Con la renuncia anunciada hay un segundo elemento en entredicho, y es
el de la infalibilidad del Papa, entendida esta como la imposibilidad de
equivocarse, puesto que responde a un mandato divino. Ahora bien, ¿se equivocó
el Cónclave al elegir en 2005 a un Papa que ocho años después ‘tira la toalla’?
¿Se equivocó Joseph Ratzinger (errare humanum est) al aceptar su pontificado?
¿O el error no estuvo ahí, sino al momento de flaquear en su fe y presentar
renuncia? Es más: si no se equivocó, ¿significa que el designio divino apuntaba
a que debía renunciar?
¿Por qué renuncia un Papa? Básicamente por razones de debilidad
humana. Lo que hemos visto es un Joseph Ratzinger que humanamente agotado, y
quizá hastiado de gobernar no tanto a sus rebaños como al círculo del poder
eclesiástico más cercano, decide bajarse de la barca, iluminado por la
evidencia: los remos de que dispone no le permiten continuar como timonel.

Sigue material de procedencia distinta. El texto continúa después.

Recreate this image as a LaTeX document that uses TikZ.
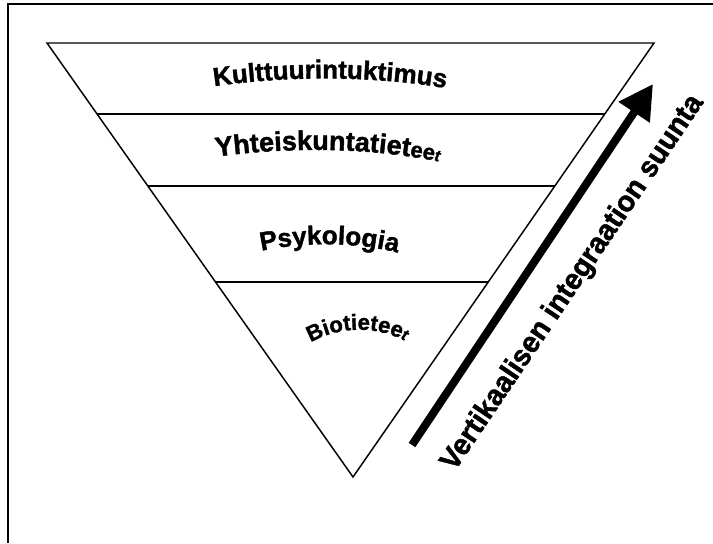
\documentclass[tikz,border=0pt]{standalone}
\usepackage{fontspec}
\setmainfont{Liberation Sans}
\newfontfamily\heavy{Liberation Sans Bold}[FakeBold=1.5]
\usetikzlibrary{decorations.text,arrows.meta,calc}
\newcommand\lblfont{\fontsize{19.5pt}{19.5pt}\selectfont\heavy}
\newcommand\lblbig{\fontsize{20.3pt}{20.3pt}\selectfont\heavy}
\newcommand\lblsmall{\fontsize{16.5pt}{16.5pt}\selectfont\heavy}
\newcommand\lbltiny{\fontsize{12pt}{12pt}\selectfont\heavy\itshape}
\newcommand\biofont{\fontsize{16.5pt}{16.5pt}\selectfont\heavy}
\begin{document}
\begin{tikzpicture}[x=0.75pt,y=0.75pt,
  edge/.style={line width=1.1pt, line join=miter},
  curvedlabel/.style={decorate, decoration={text along path, text align=center, text={#1}}}
]
\useasboundingbox (0,0) rectangle (713,543);
% frame
\coordinate (fbl) at (8,0);
\coordinate (ftl) at (8,539);
\coordinate (ftr) at (713,539);
\draw[line width=1.5pt] (fbl) -- (ftl) -- (ftr);
% triangle
\coordinate (tl) at (47,500);
\coordinate (tr) at (654,500);
\coordinate (bot) at (353,66);
\draw[edge] (tl) -- (tr) -- (bot) -- cycle;
\foreach \f/\n in {0.1636/a, 0.3295/b, 0.5507/c} {
  \coordinate (l\n) at ($(tl)!\f!(bot)$);
  \coordinate (r\n) at ($(tr)!\f!(bot)$);
  \draw[edge] (l\n) -- (r\n);
}
% curved labels
\path[curvedlabel={|\lblfont|Kulttuurintuktimus}] (203,455) .. controls (283,468) and (375,468) .. (457,453);
\path[curvedlabel={|\lblbig|Yhteiskuntatiet|\lblsmall|ee|\lbltiny|t}] (200,384) .. controls (283,397) and (372,397) .. (455,378);
\path[curvedlabel={|\lblfont|Psykologia}] (252,290) .. controls (300,302) and (357,302) .. (407,288);
\path[curvedlabel={|\biofont|Biotietee|\lbltiny|t}] (298,192) .. controls (333,220) and (383,220) .. (418,194);
% arrow
\coordinate (atail) at (412,98);
\coordinate (atip) at (653,459);
\draw[line width=6pt, -{Triangle[length=25.5pt,width=26.6pt]}] (atail) -- (atip);
\node[font=\fontsize{22pt}{22pt}\selectfont\heavy, rotate=56, xscale=0.97] (atext) at (573,260) {Vertikaalisen integraation suunta};
\end{tikzpicture}
\end{document}
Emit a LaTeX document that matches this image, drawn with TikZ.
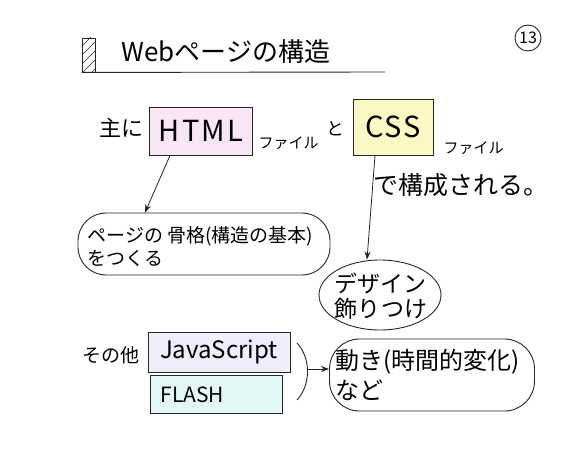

Cuando a un gerente lo llaman a administrar una empresa, lo mínimo que
de él se espera es que entregue a sus asociados los mejores resultados
posibles. Supongamos, por ejemplo que se trate de un banco: a él se le exige como
mínimo que el número de sus cuentahabientes aumente con el paso de los días. Y
lo que se vio, en el caso que nos ocupa, es que durante la ‘administración’ de
Benedicto XVI disminuyó en forma alarmante el número de adscritos a la Iglesia.
Esto se traduce en que, como resultado de los escándalos ligados a la
pedofilia de muchos sacerdotes y obispos (muchísimos, en abierta contradicción
con una institución dedicada precisamente a la preservación de la moral), se
extravió la imagen de orientadora espiritual para la que se supone fue creada
la Iglesia Católica, y se produjo una deserción masiva de fieles y de
seminaristas, sobre todo en países del Primer Mundo como Estados Unidos y
Europa. Es tal la crisis, que en España hay cuñas publicitarias que promocionan
el sacerdocio como la consecución de un buen empleo. Pese a todo, el ‘mercado’
confesional sigue presentando una desaforada tendencia a la baja.
Si a ello le sumamos posiciones claramente retardatarias –que Benedicto
XVI mantuvo- ante temas espinosos como el matrimonio homosexual, el aborto terapéutico,
la eutanasia o incluso la negativa a dar la comunión a miembros de parejas
católicas divorciadas, se entiende por qué muchos de los dogmas del
catolicismo amenazan hoy con irse a pique, arrollados por una visión cada vez
más antropocéntrica de la realidad, menos contaminada por preceptos de dudosa
aplicabilidad.
En este punto, se debe distinguir entre religión e iglesia: una cosa
es el sentimiento religioso ligado a la necesidad humana de alabar a una
divinidad creadora, en gesto si se quiere de gratitud por los dones recibidos; y
otra es la Iglesia como una institución compuesta por ‘pastores’ sujetos a una
estructura jerárquica, con diferentes grados de mando sobre sus ‘rebaños’ y
guiados por el supuesto sano propósito de guiarlos hacia Dios, en su calidad de
intermediarios del Altísimo.
Pero fue esto último lo que no se cumplió, a tal punto que la
enseñanza más importante de Jesucristo, “ama a tu prójimo como a ti mismo”, es tal
vez la que más se extraña de semejante aparato de poder político, económico,
cultural, religioso y coercitivo que se fue conformando con el paso de los
siglos.
Milhor Fernandes, filósofo y humorista brasileño recién fallecido,
decía que “si yo fuera el Papa vendía todo, repartía la plata entre los pobres
y me iba”. Ratzinger ya anunció que se va; pero practicar el mandamiento de la
caridad cristiana y repartirlo todo entre los pobres, por supuesto, no está
contemplado.
Así las cosas, ante la sorpresiva renuncia del muy humano Benedicto
XVI (demasiado humano, para nuestro gusto) queda planteado un interrogante
doble: ¿todo esto es señal de que el hombre se alejó de Dios? O, más bien, ¿no
será que Dios se hastió de tanta cosa y se alejó de su Iglesia?
Para cualquiera de los dos casos, quedaría por resolver si ese oportuno
rayo que cayó sobre la Basílica de San Pedro el mismo día que renunció el Papa
fue en señal de aprobación divina o… de rechazo.